_SHORT PROBLEM_
Locate every line that holds the string "matplotlib" and copy it.

--- start ---

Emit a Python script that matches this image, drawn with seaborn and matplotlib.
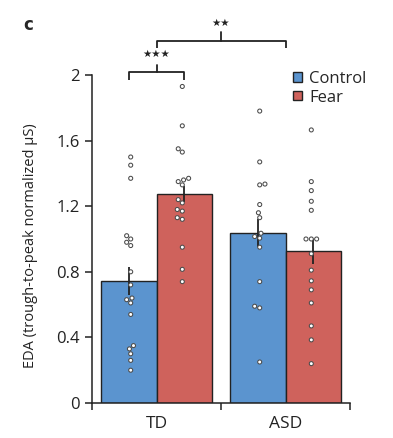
#!/usr/bin/env python3

import numpy as np
import pandas as pd
import seaborn as sns
from matplotlib import pyplot as plt

# groups / conditions
groups = ["TD", "ASD"]
conditions = ["Control", "Fear"]

# bar heights (group means) and s.e.m.
mean_control = [0.745, 1.037]
mean_fear = [1.275, 0.925]
sem_control = [0.085, 0.087]
sem_fear = [0.05, 0.075]

# individual participants
td_control = [1.50, 1.45, 1.37, 1.02, 1.00, 0.98, 0.96, 0.80, 0.72,
              0.64, 0.63, 0.61, 0.54, 0.35, 0.33, 0.30, 0.26, 0.20]
td_fear = [1.93, 1.69, 1.55, 1.53, 1.37, 1.36, 1.35, 1.33, 1.24,
           1.22, 1.18, 1.17, 1.13, 1.12, 0.95, 0.815, 0.74]
asd_control = [1.78, 1.47, 1.335, 1.33, 1.21, 1.16, 1.13, 1.035,
               1.015, 1.005, 0.95, 0.74, 0.59, 0.58, 0.25]
asd_fear = [1.665, 1.35, 1.295, 1.23, 1.175, 1.00, 1.00, 1.00,
            0.91, 0.81, 0.745, 0.69, 0.61, 0.47, 0.385, 0.24]

colors = {"Control": "#5b94cf", "Fear": "#cf625c"}
ink = "#222222"


def build_frames():
    means = pd.DataFrame({
        "group": groups * 2,
        "condition": ["Control"] * 2 + ["Fear"] * 2,
        "value": mean_control + mean_fear,
        "sem": sem_control + sem_fear,
    })
    parts = []
    for grp, cond, vals in [("TD", "Control", td_control),
                            ("TD", "Fear", td_fear),
                            ("ASD", "Control", asd_control),
                            ("ASD", "Fear", asd_fear)]:
        parts.append(pd.DataFrame({"group": grp, "condition": cond,
                                   "value": vals}))
    points = pd.concat(parts, ignore_index=True)
    return means, points


def bracket(ax, x0, x1, y, drop, rise, label, text_y):
    ax.plot([x0, x0, x1, x1], [y - drop, y, y, y - drop], color=ink,
            lw=1.3, clip_on=False, solid_capstyle="butt")
    xm = (x0 + x1) / 2
    ax.plot([xm, xm], [y, y + rise], color=ink, lw=1.3, clip_on=False)
    ax.text(xm, text_y, label, ha="center", va="center", fontsize=7.5,
            family=["DejaVu Sans"], color=ink)


def plot_eda(fig_location="out.png"):
    sns.set_theme(style="white", context="paper")
    plt.rcParams["font.family"] = ["Open Sans", "DejaVu Sans"]

    means, points = build_frames()

    fig = plt.figure(figsize=(3.93, 4.38), dpi=100)
    ax = fig.add_axes([0.2341, 0.0799, 0.6565, 0.7489])

    sns.barplot(data=means, x="group", y="value", hue="condition",
                order=groups, hue_order=conditions, palette=colors,
                width=0.866, gap=0, saturation=1, errorbar=None,
                edgecolor=ink, linewidth=1.0, ax=ax, zorder=1)
    bar_conts = list(ax.containers)

    # error bars on top of each bar
    for cont, cond in zip(bar_conts, conditions):
        sems = means[means["condition"] == cond].set_index("group").loc[groups, "sem"]
        for patch, s in zip(cont.patches, sems):
            xc = patch.get_x() + patch.get_width() / 2
            ax.errorbar(xc, patch.get_height(), yerr=s, fmt="none",
                        ecolor=ink, elinewidth=1.3, capsize=0, zorder=3)

    sns.swarmplot(data=points, x="group", y="value", hue="condition",
                  order=groups, hue_order=conditions, dodge=True,
                  palette={"Control": "white", "Fear": "white"},
                  size=2.9, edgecolor="#4a4a4a", linewidth=0.75,
                  legend=False, ax=ax, zorder=4)

    ax.set_xlim(-0.5, 1.5)
    ax.set_ylim(0, 2)
    ax.set_yticks([0, 0.4, 0.8, 1.2, 1.6, 2])
    ax.set_yticklabels(["0", "0.4", "0.8", "1.2", "1.6", "2"])
    ax.set_xticks([-0.5, 0.5, 1.5])
    ax.set_xticklabels([])
    ax.set_xticks([0, 1], minor=True)
    ax.set_xticklabels(groups, minor=True)
    ax.tick_params(axis="x", which="major", direction="out", length=5,
                   width=1.1, color=ink, bottom=True)
    ax.tick_params(axis="x", which="minor", length=0, pad=9,
                   labelsize=12.5, labelcolor=ink, bottom=True)
    ax.tick_params(axis="y", direction="out", length=5, width=1.1,
                   color=ink, left=True, pad=4, labelsize=12,
                   labelcolor=ink)

    sns.despine(ax=ax)
    for side in ["left", "bottom"]:
        ax.spines[side].set_color(ink)
        ax.spines[side].set_linewidth(1.1)

    ax.set_xlabel("")
    ax.set_ylabel("EDA (trough-to-peak normalized µS)", fontsize=10.5,
                  color=ink)
    ax.yaxis.set_label_coords(-0.21, 0.48)

    # legend with small square swatches
    ax.legend(bar_conts, conditions, loc="upper left",
              bbox_to_anchor=(0.78, 1.012), frameon=False, fontsize=12,
              handlelength=0.5, handleheight=0.5, handletextpad=0.45,
              labelspacing=0.15, borderpad=0, borderaxespad=0)

    # significance brackets
    bars = [p for c in bar_conts for p in c.patches]
    td_c = bars[0].get_x() + bars[0].get_width() / 2
    td_f = bars[2].get_x() + bars[2].get_width() / 2
    bracket(ax, td_c, td_f, 2.018, 0.048, 0.045, "★★★", 2.13)
    bracket(ax, 0, 1, 2.207, 0.045, 0.055, "★★", 2.318)

    fig.text(0.06, 0.943, "c", fontsize=12, fontweight="bold",
             va="center", ha="left", family=["DejaVu Sans"])

    fig.savefig(fig_location, dpi=100)


if __name__ == "__main__":
    plot_eda("out.png")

--- end ---

_WRITTEN ANSWER_
Emit a Python script that matches this image, drawn with seaborn and matplotlib.
from matplotlib import pyplot as plt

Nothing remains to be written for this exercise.